What the exercise asks -> Without the pictures, extract every line from the start of the material to the line containing "from matplotlib.lines import Line2D", both ends included.
-- START OF Data segment --
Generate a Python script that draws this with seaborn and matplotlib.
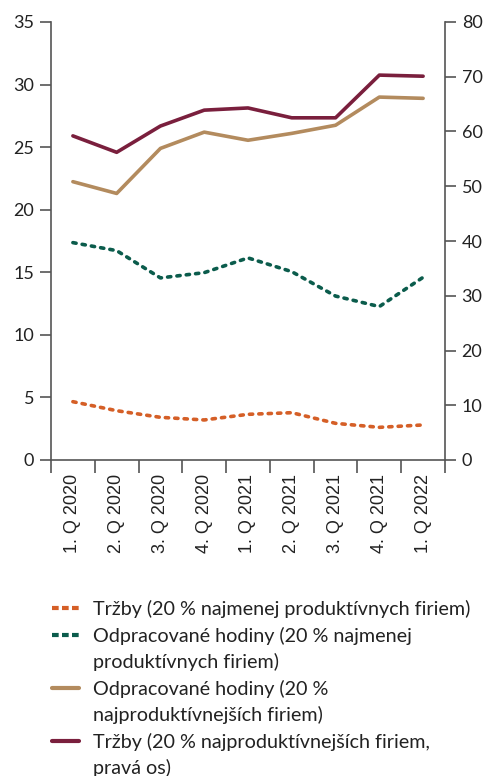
import numpy as np
import pandas as pd
import matplotlib
matplotlib.use("Agg")
import matplotlib.pyplot as plt
import seaborn as sns
from matplotlib.lines import Line2D

sns.set_theme(style="white")
plt.rcParams["font.family"] = ["Lato", "DejaVu Sans"]

quarters = ["1. Q 2020", "2. Q 2020", "3. Q 2020", "4. Q 2020", "1. Q 2021",
            "2. Q 2021", "3. Q 2021", "4. Q 2021", "1. Q 2022"]
trzby_low = [4.66, 3.94, 3.41, 3.20, 3.65, 3.78, 2.93, 2.61, 2.80]
hodiny_low = [17.37, 16.73, 14.55, 14.97, 16.15, 15.05, 13.10, 12.26, 14.60]
hodiny_top = [22.24, 21.30, 24.90, 26.20, 25.55, 26.10, 26.75, 29.00, 28.90]
trzby_top = [59.2, 56.2, 61.0, 63.9, 64.3, 62.5, 62.5, 70.3, 70.1]

# legend labels, one list per series (wrapped lines)
labels = [
    ["Tržby (20 % najmenej produktívnych firiem)"],
    ["Odpracované hodiny (20 % najmenej", "produktívnych firiem)"],
    ["Odpracované hodiny (20 %", "najproduktívnejších firiem)"],
    ["Tržby (20 % najproduktívnejších firiem,", "pravá os)"],
]
colors = ["#D55F27", "#0B5C4C", "#B38B5E", "#7A1F3D"]

pos = np.arange(len(quarters))
df = pd.DataFrame({"pos": pos, "tl": trzby_low, "hl": hodiny_low,
                   "ht": hodiny_top, "tt": trzby_top})

W, H = 486, 776
fig = plt.figure(figsize=(W / 100, H / 100), dpi=100)
ax = fig.add_axes([51 / W, 1 - 460 / H, (445 - 51) / W, (460 - 22) / H])
ax2 = ax.twinx()

lw = 2.6
dash = (0, (0.9, 1.7))
sns.lineplot(data=df, x="pos", y="tl", ax=ax, color=colors[0], lw=lw, linestyle=dash,
             dash_capstyle="round")
sns.lineplot(data=df, x="pos", y="hl", ax=ax, color=colors[1], lw=lw, linestyle=dash,
             dash_capstyle="round")
sns.lineplot(data=df, x="pos", y="ht", ax=ax, color=colors[2], lw=lw)
sns.lineplot(data=df, x="pos", y="tt", ax=ax2, color=colors[3], lw=lw)

ax.set_xlim(-0.5, len(quarters) - 0.5)
ax.set_ylim(0, 35)
ax2.set_ylim(0, 80)
ax.set_yticks(np.arange(0, 36, 5))
ax2.set_yticks(np.arange(0, 81, 10))
ax.set_xticks(np.arange(-0.5, len(quarters), 1.0))
ax.set_xticklabels([])
ax.set_xticks(pos, minor=True)
ax.set_xticklabels(quarters, minor=True, rotation=90, fontsize=13,
                   family=["Liberation Sans", "DejaVu Sans"], color="#222222")
ax.tick_params(axis="x", which="minor", length=0, pad=10)
ax.tick_params(axis="x", which="major", length=9, width=1.2, color="#555555",
               direction="out", bottom=True)
ax.tick_params(axis="y", length=8, width=1.2, color="#555555", labelsize=13,
               labelcolor="#222222", left=True, pad=4)
ax2.tick_params(axis="y", length=8, width=1.2, color="#555555", labelsize=13,
                labelcolor="#222222", right=True, pad=4)
for a in (ax, ax2):
    a.set_xlabel("")
    a.set_ylabel("")
    for s in a.spines.values():
        s.set_color("#555555")
        s.set_linewidth(1.2)
    a.spines["top"].set_visible(False)
ax.spines["right"].set_visible(False)
ax2.spines["left"].set_visible(False)
ax2.spines["bottom"].set_visible(False)

styles = [(0, (1.6, 0.8)), (0, (1.6, 0.8)), "-", "-"]
handles, texts = [], []
for c, st, lines in zip(colors, styles, labels):
    for i, line in enumerate(lines):
        if i == 0:
            handles.append(Line2D([], [], color=c, lw=3, linestyle=st))
        else:
            handles.append(Line2D([], [], color="none", lw=0))
        texts.append(line)

leg = fig.legend(handles, texts, loc="upper left", bbox_to_anchor=(52 / W, 1 - 600 / H),
                 frameon=False, fontsize=14.2, handlelength=1.35, handletextpad=0.72,
                 labelspacing=0.43, borderaxespad=0, borderpad=0)
for t in leg.get_texts():
    t.set_color("#222222")

fig.savefig("out.png", dpi=100)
-- END OF Data segment --
Correct output ->
Generate a Python script that draws this with seaborn and matplotlib.
import numpy as np
import pandas as pd
import matplotlib
matplotlib.use("Agg")
import matplotlib.pyplot as plt
import seaborn as sns
from matplotlib.lines import Line2D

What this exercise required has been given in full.